Chaque dessin de Inoue étant une merveille pour les rétines, le mangaka s'est évidemment lancé dans la conception d'artbooks, reprenant des illustrations de ses œuvres. L'un de ces artbooks, consacré à « Vagabond », et intitulé « Sumi » (« encre » en japonais), regroupe exclusivement des illustrations en noir et blanc. Pour rappel, Vagabond reprend la légende de Musashi Miyamoto, sabreur excellent en quête de perfection et de spiritualité dans le Japon de l'époque Edo, au XVII° siècle. Afin de compléter idéalement ce premier ouvrage, quoi de mieux qu'un autre recueil contenant des illustrations en couleurs : c'est ce que propose « Water ». Un petit tour au musée sans bouger de votre lit, ça vous dit ?

Comme vu précédemment, Takehiko Inoue n'est pas n'importe qui. Connu pour faire de nombreuses expositions et entretenant des liens avec le Ministère de la culture japonais, ses illustrations n'ont rien à envier à celles d'artistes peintres. « Water » ne fait que confirmer l'immense talent d'Inoue, qui pour beaucoup, demeure le meilleur dessinateur japonais à l'heure actuelle.
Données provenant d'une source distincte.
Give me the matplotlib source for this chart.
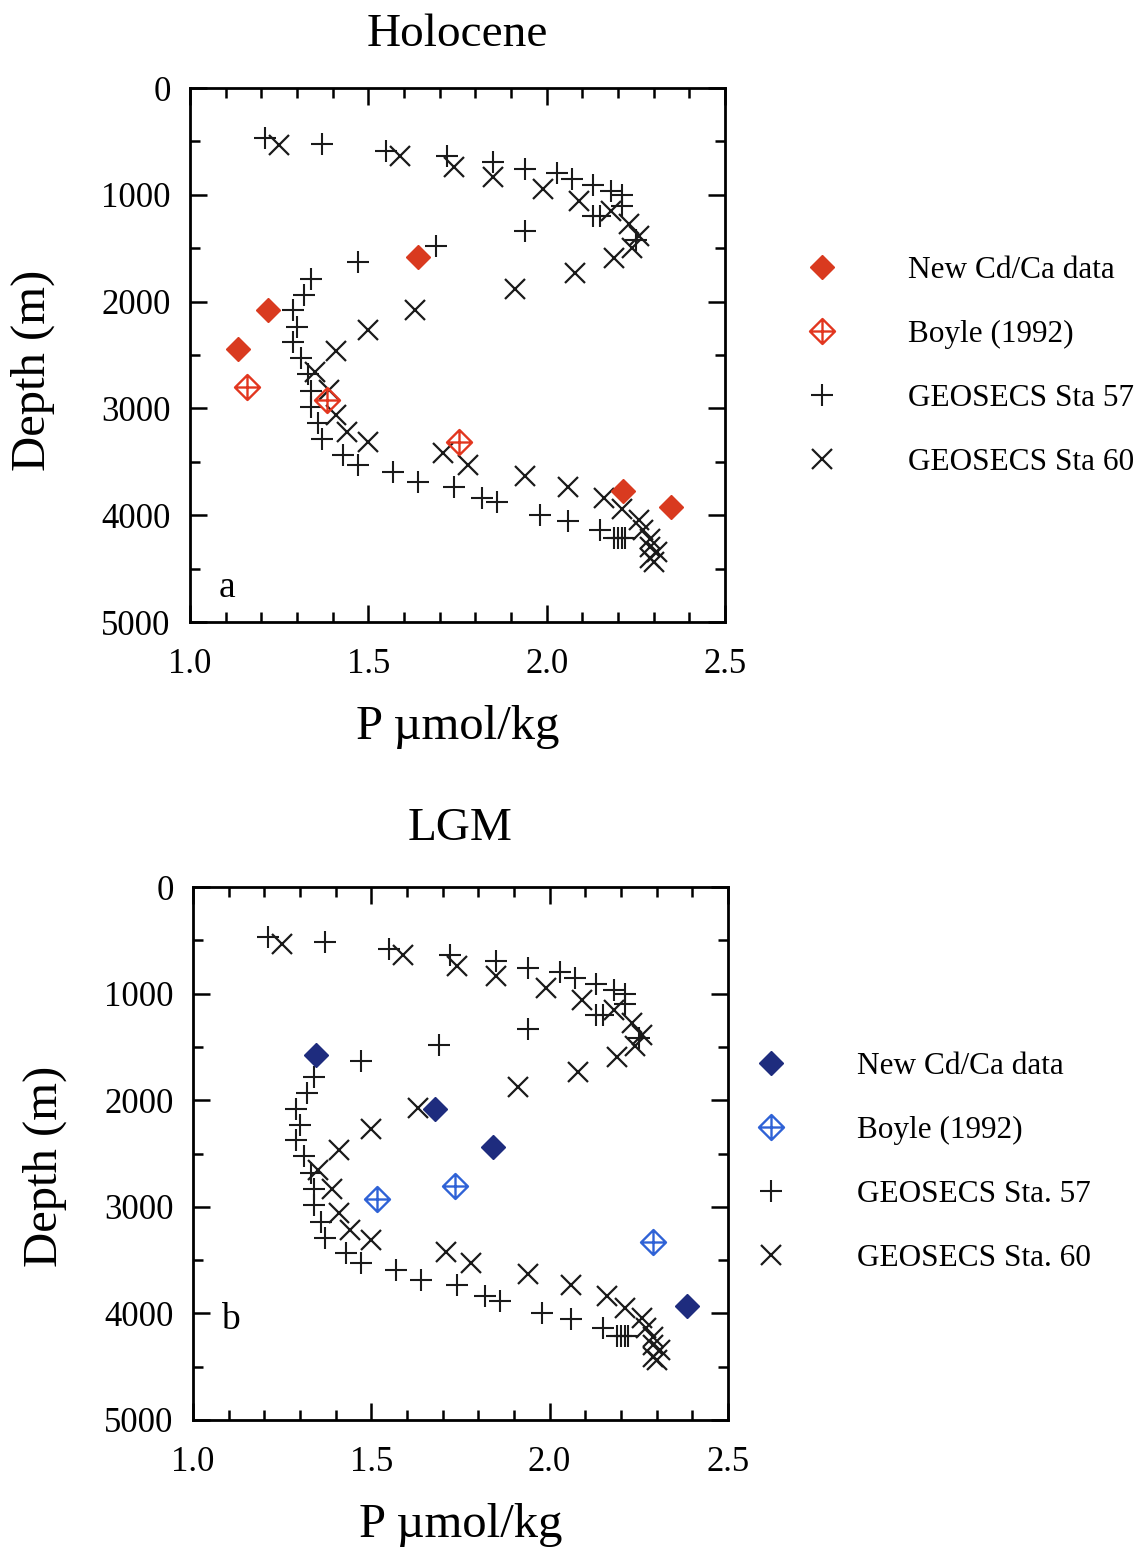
import matplotlib
matplotlib.use("Agg")
import matplotlib.pyplot as plt
from matplotlib.path import Path
from matplotlib.ticker import MultipleLocator, FormatStrFormatter

plt.rcParams['font.family'] = ['Liberation Serif', 'DejaVu Serif']

# GEOSECS stations (same in both panels)
sta57_p = [1.21, 1.37, 1.55, 1.72, 1.85, 1.94, 2.03, 2.07, 2.13, 2.18, 2.21, 2.21,
           2.13, 2.15, 2.25, 1.94, 1.69, 1.47, 1.34, 1.32, 1.29, 1.30, 1.29, 1.31,
           1.33, 1.34, 1.34, 1.36, 1.37, 1.43, 1.47, 1.57, 1.64, 1.74, 1.82, 1.86,
           1.98, 2.06, 2.15, 2.19, 2.20, 2.21, 2.22]
sta57_d = [470, 520, 585, 640, 690, 755, 800, 855, 905, 965, 1005, 1100,
           1200, 1200, 1420, 1335, 1480, 1630, 1785, 1935, 2080, 2235, 2375, 2525,
           2680, 2835, 2985, 3140, 3290, 3435, 3530, 3595, 3685, 3735, 3835, 3880,
           4000, 4055, 4140, 4210, 4210, 4210, 4210]

sta60_p = [1.25, 1.59, 1.74, 1.85, 1.99, 2.09, 2.18, 2.23, 2.26, 2.24, 2.19, 2.08,
           1.91, 1.63, 1.50, 1.41, 1.35, 1.39, 1.41, 1.44, 1.50, 1.71, 1.78, 1.94,
           2.06, 2.16, 2.21, 2.26, 2.27, 2.29, 2.29, 2.31, 2.29, 2.30]
sta60_d = [535, 635, 740, 835, 945, 1055, 1150, 1275, 1385, 1495, 1590, 1735,
           1880, 2075, 2270, 2465, 2655, 2830, 3060, 3220, 3310, 3420, 3530, 3630,
           3735, 3835, 3945, 4045, 4140, 4220, 4295, 4345, 4405, 4440]

# Holocene
holo_new_p = [1.64, 1.22, 1.135, 2.215, 2.35]
holo_new_d = [1580, 2075, 2445, 3775, 3925]
holo_boyle_p = [1.16, 1.385, 1.755]
holo_boyle_d = [2800, 2925, 3315]

# LGM
lgm_new_p = [1.346, 1.68, 1.842, 2.386]
lgm_new_d = [1575, 2080, 2443, 3930]
lgm_boyle_p = [1.517, 1.736, 2.29]
lgm_boyle_d = [2928, 2803, 3328]

# diamond with a cross inside
boyle_marker = Path([(0, 1), (1, 0), (0, -1), (-1, 0), (0, 1),
                     (0, 1), (0, -1), (-1, 0), (1, 0)],
                    [Path.MOVETO, Path.LINETO, Path.LINETO, Path.LINETO, Path.CLOSEPOLY,
                     Path.MOVETO, Path.LINETO, Path.MOVETO, Path.LINETO])

fig = plt.figure(figsize=(11.48, 15.47), dpi=100)
ax1 = fig.add_axes([0.1655, 0.5979, 0.466, 0.3452])
ax2 = fig.add_axes([0.1681, 0.0821, 0.466, 0.3445])


def draw_panel(ax, title, new_p, new_d, boyle_p, boyle_d, c_new, c_boyle, labels,
               letter, letter_d, leg_anchor, title_pad, ylab_xy):
    h1, = ax.plot(new_p, new_d, 'D', ms=12.5, color=c_new, mec=c_new, ls='none', zorder=4)
    h2, = ax.plot(boyle_p, boyle_d, marker=boyle_marker, ms=18, mfc='none', mec=c_boyle,
                  mew=1.7, ls='none', zorder=4)
    h3, = ax.plot(sta57_p, sta57_d, '+', ms=16, mew=1.5, color='#1a1a1a', ls='none', zorder=3)
    h4, = ax.plot(sta60_p, sta60_d, 'x', ms=14, mew=1.6, color='#1a1a1a', ls='none', zorder=3)

    ax.set_xlim(1.0, 2.5)
    ax.set_ylim(5000, 0)
    ax.xaxis.set_major_locator(MultipleLocator(0.5))
    ax.xaxis.set_minor_locator(MultipleLocator(0.1))
    ax.yaxis.set_major_locator(MultipleLocator(1000))
    ax.yaxis.set_minor_locator(MultipleLocator(500))
    ax.xaxis.set_major_formatter(FormatStrFormatter('%.1f'))
    ax.tick_params(which='both', direction='in', top=True, right=True, width=1.8)
    ax.tick_params(which='major', length=12)
    ax.tick_params(which='minor', length=7)
    ax.tick_params(axis='x', which='major', labelsize=25, pad=19)
    ax.tick_params(axis='y', which='major', labelsize=25, pad=14)
    for s in ax.spines.values():
        s.set_linewidth(2.0)

    ax.set_xlabel('P µmol/kg', fontsize=35, labelpad=17)
    ax.set_ylabel('Depth (m)', fontsize=35)
    ax.yaxis.set_label_coords(*ylab_xy)
    ax.set_title(title, fontsize=34, pad=title_pad)
    ax.text(1.08, letter_d, letter, fontsize=27, va='center', ha='left')

    ax.legend([h1, h2, h3, h4], labels, loc='upper left', bbox_to_anchor=leg_anchor,
              bbox_transform=fig.transFigure, frameon=False, fontsize=22.5,
              handlelength=2.0, handletextpad=1.75, labelspacing=1.12, borderpad=0)


draw_panel(ax1, 'Holocene', holo_new_p, holo_new_d, holo_boyle_p, holo_boyle_d,
           '#d93a1f', '#e2361f',
           ['New Cd/Ca data', 'Boyle (1992)', 'GEOSECS Sta 57', 'GEOSECS Sta 60'],
           'a', 4680, (0.675, 1 - 240 / 1547), 30, (-0.252, 0.472))
draw_panel(ax2, 'LGM', lgm_new_p, lgm_new_d, lgm_boyle_p, lgm_boyle_d,
           '#1e2c7e', '#2f62d6',
           ['New Cd/Ca data', 'Boyle (1992)', 'GEOSECS Sta. 57', 'GEOSECS Sta. 60'],
           'b', 4060, (0.631, 1 - 1036 / 1547), 34, (-0.2355, 0.475))

fig.savefig('out.png', dpi=100)
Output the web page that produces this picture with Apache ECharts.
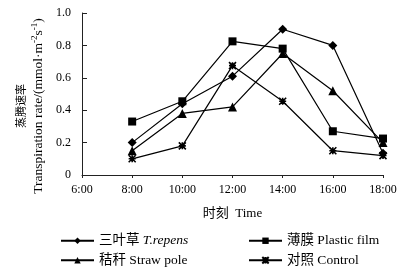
<!DOCTYPE html>
<html><head><meta charset="utf-8">
<script src="https://cdn.jsdelivr.net/npm/echarts@6/dist/echarts.min.js"></script>
<style>html,body{margin:0;padding:0;background:#fff}#c{width:414px;height:276px}</style>
</head><body><div id="c"></div>
<script>
var categories = ['6:00','8:00','10:00','12:00','14:00','16:00','18:00'];
var trepens = [null, 0.20, 0.44, 0.61, 0.90, 0.80, 0.135];
var plastic = [null, 0.33, 0.455, 0.825, 0.78, 0.27, 0.225];
var straw = [null, 0.15, 0.38, 0.42, 0.75, 0.52, 0.20];
var control = [null, 0.10, 0.18, 0.675, 0.455, 0.15, 0.12];
var yTicks = [0, 0.2, 0.4, 0.6, 0.8, 1.0];

var FONT = '"Liberation Serif","Noto Sans CJK SC",serif';
var chart = echarts.init(document.getElementById('c'));
function mk(name, data, symbol, size) {
  return {
    name: name, type: 'line', data: data, symbol: symbol, symbolSize: size,
    showSymbol: true, connectNulls: false,
    lineStyle: {color: '#000', width: 1.2},
    itemStyle: {color: '#000', borderColor: '#000', borderWidth: symbol.indexOf('path') === 0 ? 1.6 : 0},
    emphasis: {disabled: true}, animation: false
  };
}
var star = 'path://M0,0L10,10M10,0L0,10M5,0L5,10M0,5L10,5';
chart.setOption({
  animation: false,
  textStyle: {fontFamily: FONT, color: '#000'},
  grid: {left: 82, right: 31, top: 13, bottom: 101, outerBoundsMode: 'none', containLabel: false},
  xAxis: {
    type: 'category', data: categories, boundaryGap: false,
    axisLine: {lineStyle: {color: '#222', width: 1}},
    axisTick: {show: true, length: 3, inside: false, lineStyle: {color: '#222'}},
    axisLabel: {fontFamily: FONT, fontSize: 12, color: '#000', margin: 9},
    name: '时刻  Time', nameLocation: 'middle', nameGap: 32,
    nameTextStyle: {fontFamily: FONT, fontSize: 13, color: '#000'}
  },
  yAxis: {
    type: 'value', min: 0, max: 1.0, interval: 0.2,
    axisLine: {show: true, lineStyle: {color: '#222', width: 1}},
    axisTick: {show: true, inside: true, length: 5, lineStyle: {color: '#222'}},
    splitLine: {show: false},
    axisLabel: {fontFamily: FONT, fontSize: 12, color: '#000', margin: 11,
      formatter: function (v) { return v === 0 ? '0' : v.toFixed(1); }},
    name: '{c|蒸腾速率}\n{e|Transpiration rate/(mmol·m}{s|-2}{e|s}{s|-1}{e|)}',
    nameLocation: 'middle', nameGap: 29, nameRotate: 90,
    nameTextStyle: {fontFamily: FONT, color: '#000', padding: [0, 24, 0, 0],
      rich: {
        c: {fontFamily: FONT, fontSize: 11, lineHeight: 17, color: '#000'},
        e: {fontFamily: FONT, fontSize: 13.5, lineHeight: 16, color: '#000'},
        s: {fontFamily: FONT, fontSize: 9, lineHeight: 16, verticalAlign: 'top', color: '#000'}
      }}
  },
  legend: [{
    orient: 'vertical', left: 55, top: 229, itemWidth: 33, itemHeight: 8, itemGap: 6,
    data: ['三叶草 T.repens', '秸秆 Straw pole'],
    textStyle: {fontFamily: FONT, fontSize: 13.5, color: '#000',
      rich: {i: {fontFamily: FONT, fontSize: 13.5, fontStyle: 'italic', color: '#000'}}},
    formatter: function (n) { return n === '三叶草 T.repens' ? '三叶草 {i|T.repens}' : n; }
  }, {
    orient: 'vertical', left: 243, top: 229, itemWidth: 33, itemHeight: 8, itemGap: 6,
    data: ['薄膜 Plastic film', '对照 Control'],
    textStyle: {fontFamily: FONT, fontSize: 13.5, color: '#000'}
  }],
  series: [
    mk('三叶草 T.repens', trepens, 'diamond', 9),
    mk('薄膜 Plastic film', plastic, 'rect', 8),
    mk('秸秆 Straw pole', straw, 'triangle', 9),
    mk('对照 Control', control, star, 7)
  ]
});
</script></body></html>
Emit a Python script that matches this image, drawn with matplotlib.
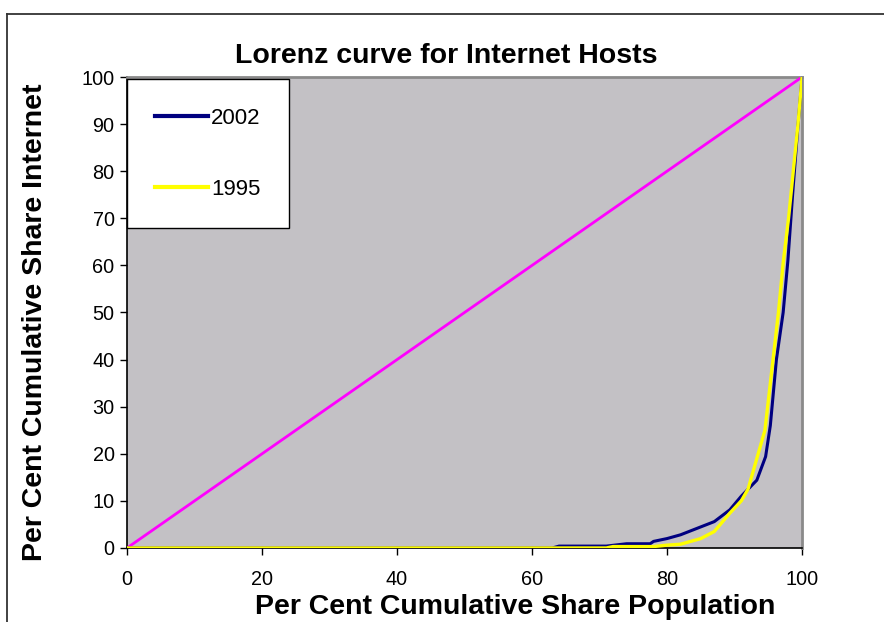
import numpy as np
import matplotlib
matplotlib.use("Agg")
import matplotlib.pyplot as plt
from matplotlib.lines import Line2D

# =============================================================================
# DATA
# =============================================================================

title = "Lorenz curve for Internet Hosts"
x_label = "Per Cent Cumulative Share Population"
y_label = "Per Cent Cumulative Share Internet"

equality_x = [0, 100]
equality_y = [0, 100]

pop_2002 = [0, 63, 64, 71, 74, 77.5, 78, 80, 82, 84.5, 87, 89.3, 91, 93.3,
            94.6, 95.3, 96.2, 97.2, 97.9, 98.6, 99.3, 100]
share_2002 = [0, 0, 0.4, 0.4, 0.9, 0.9, 1.4, 2.0, 2.8, 4.2, 5.6, 8.1, 11, 14.4,
              19.4, 26, 40, 50, 61, 75, 88, 100]

pop_1995 = [0, 71, 72, 78, 80, 82, 85, 87, 89.3, 91, 92, 93.3, 94.5, 95.7,
            96.5, 97.2, 98, 98.7, 99.4, 100]
share_1995 = [0, 0, 0.3, 0.3, 0.6, 0.8, 2.0, 3.5, 7.4, 10, 12.5, 19, 25, 40,
              50, 60.5, 70, 80, 90, 100]

x_ticks = [0, 20, 40, 60, 80, 100]
y_ticks = [0, 10, 20, 30, 40, 50, 60, 70, 80, 90, 100]

# =============================================================================
# STYLE
# =============================================================================

plt.rcParams['font.family'] = ['Liberation Sans', 'DejaVu Sans']

FIG_W, FIG_H, DPI = 8.84, 6.22, 100
PLOT_BG = "#c3c1c5"
FRAME_GREY = "#8a8a8a"


def main():
    fig = plt.figure(figsize=(FIG_W, FIG_H), dpi=DPI)
    ax = fig.add_axes([0.1437, 0.119, 0.7636, 0.7572])
    ax.set_facecolor(PLOT_BG)

    ax.plot(equality_x, equality_y, color="#ff00ff", linewidth=2.0,
            solid_capstyle="butt", zorder=3)
    ax.plot(pop_2002, share_2002, color="#000080", linewidth=2.2,
            label="2002", zorder=4)
    ax.plot(pop_1995, share_1995, color="#ffff00", linewidth=2.4,
            label="1995", zorder=5)

    ax.set_xlim(0, 100)
    ax.set_ylim(0, 100)
    ax.set_xticks(x_ticks)
    ax.set_yticks(y_ticks)
    ax.tick_params(axis="both", direction="out", length=5, width=1,
                   labelsize=14.3, colors="black", pad=4)
    ax.tick_params(axis="x", pad=11)

    for side in ("left", "bottom"):
        ax.spines[side].set_color("black")
        ax.spines[side].set_linewidth(1.2)
    for side in ("top", "right"):
        ax.spines[side].set_color(FRAME_GREY)
        ax.spines[side].set_linewidth(2.0)

    # title and axis titles sit a little off-centre in the original
    fig.text(446 / FIG_W / DPI, 1 - 56 / (FIG_H * DPI), title,
             fontsize=20.5, fontweight="bold", ha="center", va="center")
    ax.set_xlabel(x_label, fontsize=20.5, fontweight="bold")
    ax.xaxis.set_label_coords((515 - 127) / 675, -(607 - 548) / 471)
    ax.xaxis.label.set_va("center")
    ax.set_ylabel(y_label, fontsize=20.5, fontweight="bold")
    ax.yaxis.set_label_coords(-(127 - 35) / 675, (548 - 322) / 471)
    ax.yaxis.label.set_va("center")

    leg = ax.legend(loc="upper left", bbox_to_anchor=(0.0, 0.995),
                    borderaxespad=0.0, fontsize=16, frameon=True,
                    fancybox=False, handlelength=2.35, handletextpad=0.15,
                    labelspacing=2.25, borderpad=1.28)
    frame = leg.get_frame()
    frame.set_edgecolor("black")
    frame.set_linewidth(1.0)
    frame.set_facecolor("white")
    frame.set_alpha(1.0)
    for line in leg.get_lines():
        line.set_linewidth(3.0)

    # outer chart frame (Excel style), runs off the right and bottom edges
    fig.add_artist(Line2D([7 / 884, 7 / 884], [0, 1 - 14 / 622],
                          transform=fig.transFigure, color="#333333", lw=1.3))
    fig.add_artist(Line2D([7 / 884, 1], [1 - 14 / 622, 1 - 14 / 622],
                          transform=fig.transFigure, color="#333333", lw=1.3))

    fig.savefig("out.png", dpi=DPI, facecolor="white")
    plt.close(fig)


if __name__ == "__main__":
    main()
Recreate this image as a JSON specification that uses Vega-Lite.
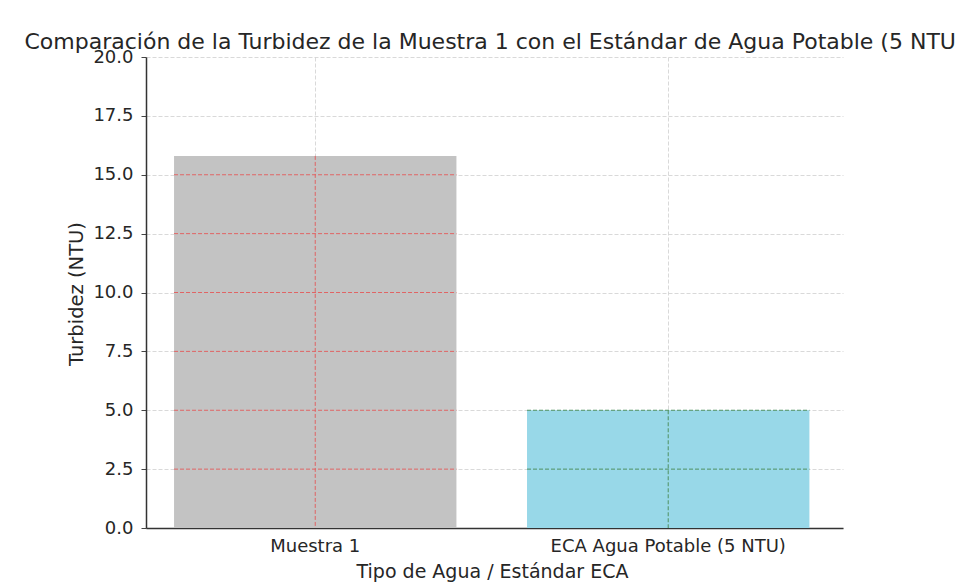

Dans « Sumi », le noir et blanc prédomine et l'encre de Chine est partout. Dans « Water », ce sont les couleurs qui font la loi. Inoue utilise plusieurs techniques : en majorité, l'auteur propose de la peinture à l'eau et des aquarelles, mais varie parfois avec quelques techniques mêlées (peinture + crayonnés). Inoue entremêle les styles. Si certaines pages témoignent d'un style sophistiqué (décors ou vêtements traditionnels extrêmement fouillés), d'autres pages plus minimalistes se glissent çà et là, où ne figurent que de petits papillons, lézards ou fleurs. Cette mise en page est tout à fait judicieuse, permettant d'instaurer des « moments de calme » entre les différentes illustrations à tomber à la renverse. La peau, les cheveux, la barbe, les expressions des visages, les sentiments transparaissant à travers les yeux, les couleurs utilisées, tout n'est que réussite totale.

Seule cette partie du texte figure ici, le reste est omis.